# [SOURCE EXCERPT]
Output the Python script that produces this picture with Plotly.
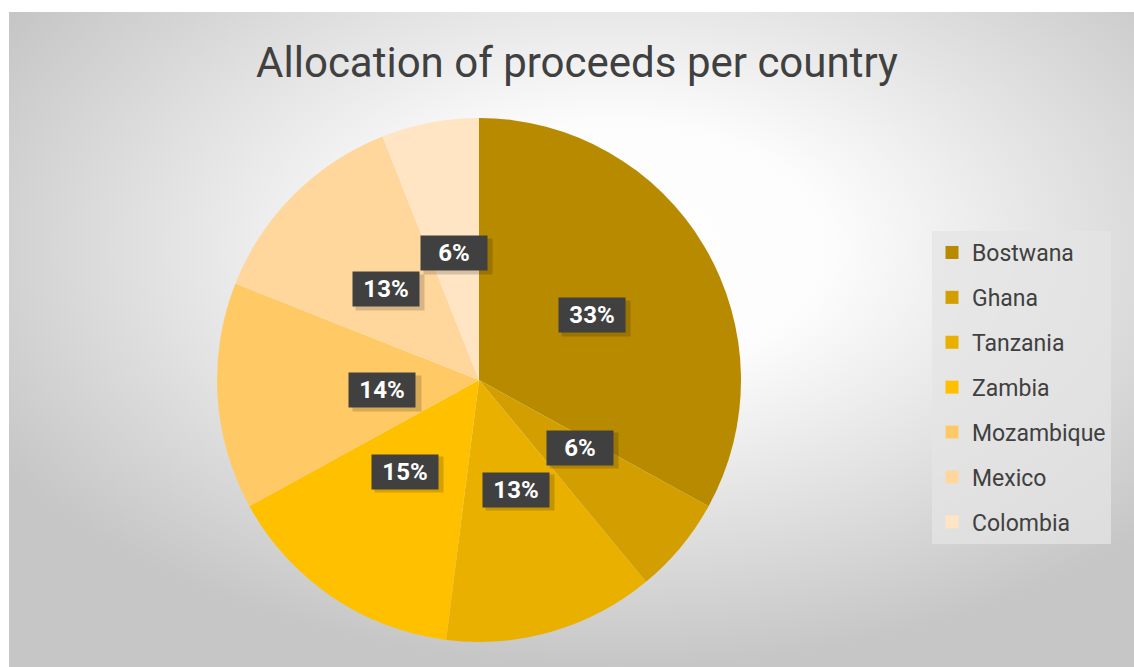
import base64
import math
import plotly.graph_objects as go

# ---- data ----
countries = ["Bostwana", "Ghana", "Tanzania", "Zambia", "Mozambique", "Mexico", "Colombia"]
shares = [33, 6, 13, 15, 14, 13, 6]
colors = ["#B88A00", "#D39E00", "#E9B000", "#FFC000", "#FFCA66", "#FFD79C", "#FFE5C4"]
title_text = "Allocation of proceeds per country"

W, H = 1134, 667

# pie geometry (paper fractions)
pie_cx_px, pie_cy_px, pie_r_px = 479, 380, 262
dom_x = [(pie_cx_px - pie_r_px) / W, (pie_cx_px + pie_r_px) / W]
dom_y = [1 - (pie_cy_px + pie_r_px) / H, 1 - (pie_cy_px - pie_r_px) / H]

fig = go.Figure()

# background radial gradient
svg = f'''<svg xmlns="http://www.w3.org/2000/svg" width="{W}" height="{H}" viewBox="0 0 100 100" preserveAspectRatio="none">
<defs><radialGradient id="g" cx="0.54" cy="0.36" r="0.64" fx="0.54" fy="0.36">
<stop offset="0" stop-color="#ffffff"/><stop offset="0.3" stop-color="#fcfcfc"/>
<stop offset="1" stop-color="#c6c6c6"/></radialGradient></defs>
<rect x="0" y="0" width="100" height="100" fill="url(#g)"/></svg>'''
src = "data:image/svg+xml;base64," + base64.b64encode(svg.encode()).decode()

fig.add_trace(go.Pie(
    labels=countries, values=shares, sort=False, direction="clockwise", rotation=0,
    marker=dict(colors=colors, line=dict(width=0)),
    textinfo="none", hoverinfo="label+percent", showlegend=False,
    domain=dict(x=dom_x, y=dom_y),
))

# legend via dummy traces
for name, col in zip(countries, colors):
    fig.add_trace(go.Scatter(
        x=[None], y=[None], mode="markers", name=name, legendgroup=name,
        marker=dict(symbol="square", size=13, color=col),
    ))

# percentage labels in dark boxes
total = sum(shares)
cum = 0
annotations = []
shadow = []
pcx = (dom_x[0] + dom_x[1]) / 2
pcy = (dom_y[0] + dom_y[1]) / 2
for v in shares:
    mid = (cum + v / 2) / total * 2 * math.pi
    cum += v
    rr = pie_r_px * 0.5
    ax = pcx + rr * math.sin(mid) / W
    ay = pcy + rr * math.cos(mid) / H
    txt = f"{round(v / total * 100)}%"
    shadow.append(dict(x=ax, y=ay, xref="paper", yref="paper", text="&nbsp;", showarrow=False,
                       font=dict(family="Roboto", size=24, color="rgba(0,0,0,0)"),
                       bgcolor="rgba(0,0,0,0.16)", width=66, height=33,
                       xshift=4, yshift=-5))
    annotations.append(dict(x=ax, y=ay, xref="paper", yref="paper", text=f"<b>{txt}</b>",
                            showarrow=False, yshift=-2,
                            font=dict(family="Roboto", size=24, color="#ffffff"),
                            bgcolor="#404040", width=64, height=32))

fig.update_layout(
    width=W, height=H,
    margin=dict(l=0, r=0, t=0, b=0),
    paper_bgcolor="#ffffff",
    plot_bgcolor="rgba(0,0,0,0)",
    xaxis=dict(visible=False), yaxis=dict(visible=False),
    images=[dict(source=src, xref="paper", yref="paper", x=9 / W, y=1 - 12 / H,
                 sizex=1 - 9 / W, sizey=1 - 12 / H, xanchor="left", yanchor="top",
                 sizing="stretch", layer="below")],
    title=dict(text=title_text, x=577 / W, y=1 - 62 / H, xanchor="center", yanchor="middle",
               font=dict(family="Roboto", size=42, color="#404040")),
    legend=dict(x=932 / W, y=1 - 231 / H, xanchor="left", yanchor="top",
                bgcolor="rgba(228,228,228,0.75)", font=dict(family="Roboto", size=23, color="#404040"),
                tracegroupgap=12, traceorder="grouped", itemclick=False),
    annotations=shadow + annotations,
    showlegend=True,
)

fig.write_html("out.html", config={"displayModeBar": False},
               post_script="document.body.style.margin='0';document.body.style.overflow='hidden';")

# [WHAT YOU WILL DO]
Without the pictures, return the listing above from its first line through the line that has "W, H = 1134, 667".

# [CORRECT RESPONSE]
Output the Python script that produces this picture with Plotly.
import base64
import math
import plotly.graph_objects as go

# ---- data ----
countries = ["Bostwana", "Ghana", "Tanzania", "Zambia", "Mozambique", "Mexico", "Colombia"]
shares = [33, 6, 13, 15, 14, 13, 6]
colors = ["#B88A00", "#D39E00", "#E9B000", "#FFC000", "#FFCA66", "#FFD79C", "#FFE5C4"]
title_text = "Allocation of proceeds per country"

W, H = 1134, 667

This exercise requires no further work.